New Delhi: Sebi on Friday clamped down on an investment scheme involving collection of public funds for purchase of cattle to earn huge returns from sale of ghee and asked the company as well as its directors to initiate the process for refunding Rs 1,100 crore to investors.
The operator of this scheme, HBN Dairies & Allied Ltd, has also been barred from disposal of assets totalling over Rs 1,000 crore, except for the purpose of winding up of its schemes, and refund of investor money with promised returns.
Sebi said in an order, which has come into force with immediate effect, that HBN and its nine directors can't solicit any further money from investors or its customers into these schemes. Besides, they have also been barred from launching or carrying out any other money collection schemes.
HBN and its directors have also been asked to submit to Sebi within 30 days a "reasonable proposal including firm time lines with regard to the manner in which it proposes to wind up its schemes and make payments along with the returns which are due to its investors".
Sebi said these directions are without prejudice to any further actions that might be taken in this case.
The regulator has been taking action against a host of entities running illegal money collection schemes. Some of the entities that have faced Sebi action recently include Sumangal for a potato investment scheme, Rose Valley for a holiday membership scheme and the infamous Saradha case of West Bengal.
Sebi began HBN probe following receipt of complaints that it was illegally collecting money from the public.
Subsequently, SEBI wrote to HBN in February 2009 seeking details like applications forms, brochures, sample agreements, balance sheets, profit and loss accounts, details of the past and present directors, details of funds mobilised under various schemes, to ascertain whether it was running unauthorised collective investment schemes.
In the meantime, HBN applied to Sebi for registration as CIS, but could not provide sufficient details and documents.
The company had apparently raised hundreds of crores through public deposits for purchase of cattle with a promise of more than doubling the money through returns linked to the ghee produced by them.

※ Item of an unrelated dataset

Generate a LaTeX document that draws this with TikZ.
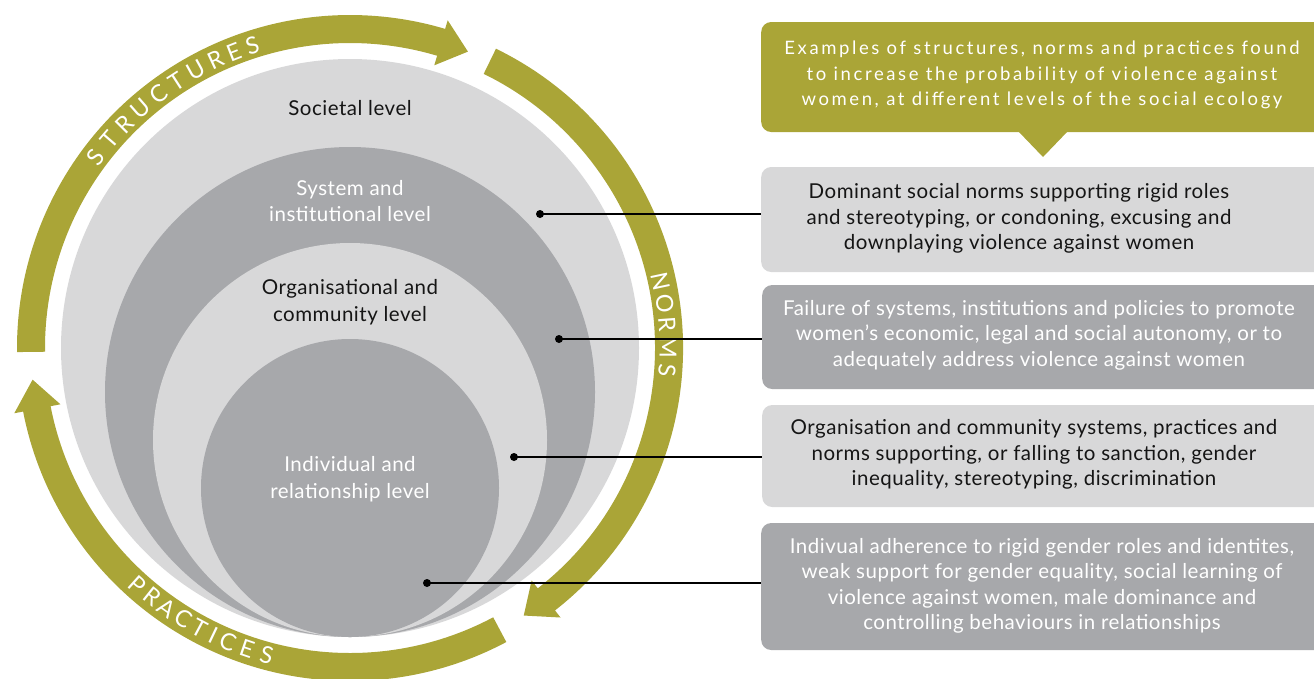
\documentclass[tikz,border=0pt]{standalone}
\usepackage{fontspec}
\setmainfont{Lato}
\definecolor{olivebar}{HTML}{AAA537}
\definecolor{paleg}{HTML}{D8D8D9}
\definecolor{darkg}{HTML}{A7A8AB}
\definecolor{inkblack}{HTML}{151515}
\begin{document}
\begin{tikzpicture}[x=1pt,y=1pt,
  lvltext/.style={align=center,font=\fontsize{20.5}{26.5}\selectfont\addfontfeature{LetterSpace=2.5}},
  boxtext/.style={align=center,font=\fontsize{20.5}{25.5}\selectfont\addfontfeature{LetterSpace=2.5}},
  panel/.style={rounded corners=10pt,minimum width=620pt,anchor=west,inner sep=0pt},
  ringletter/.style={text=white,inner sep=0pt,font=\fontsize{23.5}{23.5}\selectfont},
  link/.style={line width=2pt,draw=black},
  dot/.style={fill=black}]
\useasboundingbox (0,0) rectangle (1314,-678);
\clip (0,0) rectangle (1314,-678);

% nested levels, all touching at the bottom
\coordinate (C) at (350,-348);
\fill[paleg] (350,-348) circle[radius=289];
\fill[darkg] (350,-392) circle[radius=245];
\fill[paleg] (350,-440) circle[radius=197];
\fill[darkg] (350,-488) circle[radius=149];

\node[lvltext,text=inkblack] (soc) at (350,-108) {Societal level};
\node[lvltext,text=white] (sys) at (350,-201) {System and\\institutional level};
\node[lvltext,text=inkblack] (org) at (350,-302) {Organisational and\\community level};
\node[lvltext,text=white] (ind) at (350,-479) {Individual and\\relationship level};

% cycle of three arrows around the levels
\fill[olivebar] ([shift={(C)}]180.7:333) arc[start angle=180.7,end angle=73.4,radius=333]
  -- ([shift={(C)}]73.4:342) -- ([shift={(C)}]68.3:319) -- ([shift={(C)}]73.4:295)
  -- ([shift={(C)}]73.4:305) arc[start angle=73.4,end angle=180.7,radius=305] -- cycle;
\fill[olivebar] ([shift={(C)}]64:333) arc[start angle=64,end angle=-52,radius=333]
  -- ([shift={(C)}]-52:342) -- ([shift={(C)}]-57:319) -- ([shift={(C)}]-52:295)
  -- ([shift={(C)}]-52:305) arc[start angle=-52,end angle=64,radius=305] -- cycle;
\fill[olivebar] ([shift={(C)}]-62:333) arc[start angle=-62,end angle=-169,radius=333]
  -- ([shift={(C)}]-169:342) -- ([shift={(C)}]-174.3:319) -- ([shift={(C)}]-169:295)
  -- ([shift={(C)}]-169:305) arc[start angle=-169,end angle=-62,radius=305] -- cycle;

\foreach \a/\l [count=\i] in {143.1/S,139.2/T,135.2/R,131.1/U,127.0/C,123.0/T,119.0/U,115.0/R,111.4/E,107.9/S}
  \node[ringletter,rotate=\a-90] (st\i) at ([shift={(C)}]\a:318) {\l};
\foreach \a/\l [count=\i] in {12.0/N,8.0/O,4.2/R,0.1/M,-4.1/S}
  \node[ringletter,rotate=\a-90] (no\i) at ([shift={(C)}]\a:318) {\l};
\foreach \a/\l [count=\i] in {228.1/P,231.5/R,234.9/A,238.4/C,241.8/T,244.5/I,247.4/C,251.1/E,254.8/S}
  \node[ringletter,rotate=\a+90] (pr\i) at ([shift={(C)}]\a:318) {\l};

% explanatory panels
\node[panel,fill=olivebar,minimum height=110pt] (head) at (761,-77) {};
\fill[olivebar] (1018,-131) -- (1068,-131) -- (1043,-157) -- cycle;
\node[align=center,text=white,font=\fontsize{18.5}{25.5}\selectfont\addfontfeature{LetterSpace=14}] (headt) at (1042,-75)
  {Examples of structures, norms and practices found\\to increase the probability of violence against\\women, at different levels of the social ecology};

\node[panel,fill=paleg,minimum height=105pt] (b1) at (761,-219.5) {};
\node[boxtext,text=inkblack] (t1) at (1019,-218.5)
  {Dominant social norms supporting rigid roles\\and stereotyping, or condoning, excusing and\\downplaying violence against women};

\node[panel,fill=darkg,minimum height=104pt] (b2) at (762,-337) {};
\node[boxtext,text=white] (t2) at (1039,-335)
  {Failure of systems, institutions and policies to promote\\women’s economic, legal and social autonomy, or to\\adequately address violence against women};

\node[panel,fill=paleg,minimum height=102pt] (b3) at (762,-456) {};
\node[boxtext,text=inkblack] (t3) at (1034,-454.5)
  {Organisation and community systems, practices and\\norms supporting, or falling to sanction, gender\\inequality, stereotyping, discrimination};

\node[panel,fill=darkg,minimum height=127pt] (b4) at (761,-586.5) {};
\node[boxtext,text=white] (t4) at (1042,-586)
  {Indivual adherence to rigid gender roles and identites,\\weak support for gender equality, social learning of\\violence against women, male dominance and\\controlling behaviours in relationships};

% leaders from each level to its panel
\coordinate (d1) at (540,-214);
\coordinate (d2) at (559,-339);
\coordinate (d3) at (514,-457);
\coordinate (d4) at (427,-583);
\draw[link] (d1) -- (d1 -| b1.west);
\draw[link] (d2) -- (d2 -| b2.west);
\draw[link] (d3) -- (d3 -| b3.west);
\draw[link] (d4) -- (d4 -| b4.west);
\foreach \d in {d1,d2,d3,d4} \fill[dot] (\d) circle[radius=4];
\end{tikzpicture}
\end{document}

As per the financial details accessed by Sebi during its probe, the scheme named 'Cattles & Ghee' had mobilised a total amount of Rs 745 crore as on March 31, 2011. Further funds could have been garnered from the depositors since then.
As per its website, New Delhi-based HBN claims to be in dairy business since late 90s with dairy farms in Samalkha (Haryana) and Gannaur, among other places.
Sebi regulates CIS, which involves pooling in of money from multiple investors for a specific objective.
HBN is not registered as CIS entity with Sebi and therefore, the investment schemes run by it are in contravention of Sebi rules.
In reply to a show-cause notice from Sebi, HBN admitted that it has deposits of worth Rs 1,100 crore collected from the public and expressed its intention of repaying the amount to public.
Besides, the company expressed desire to wind up the schemes and repay investors and had sought reasonable time from Sebi to file a scheme of repayment to its customers or stakeholders.
Consequently, Sebi granted an opportunity to the company to submit an arrangement for quicker reimbursement of money to the investors.
However, Sebi said: "This cannot be at the risk of HBN continuing with its money collection activities/alienation of its assets."
It has barred HBN's nine directors -- Harmender Singh Sran, Satnam Singh Randhawa, Amandeep Singh Sran, Gajraj Singh Chauhan, Manjeet Kaur Sran, Jasbeer Kaur, Rakesh Kumar Tomar, Sukhdev Singh Dhillon and Sukhjeet Kaur -- from collecting any further money from investors or customers into these schemes.
The company had assets and investment worth over Rs 1,300 crore at the end of financial year 2012-13.
HBN was raising money from public depositors in the name of purchasing cattle with a promise of doubling of money or even more at the time of maturity.
The company claimed to link the promised maturity amount to the expected price of cattle and ghee at that time. It promised to secure the actual investment even if it was withdrawn in a month's time. The schemes were offered for periods ranging from one month to nine years.
As per the balance sheet for the year ended March 31, 2011, an amount of Rs 745 crore is being shown under Advance from customers. The corresponding figure for the year ended March 31, 2010 were Rs 529 crore.
The advances from customers appear to be deposits taken from customers, thus you have mobilised funds to the tune of Rs 216 crore in the year 2010-11 and have total mobilisation of Rs 745 crore.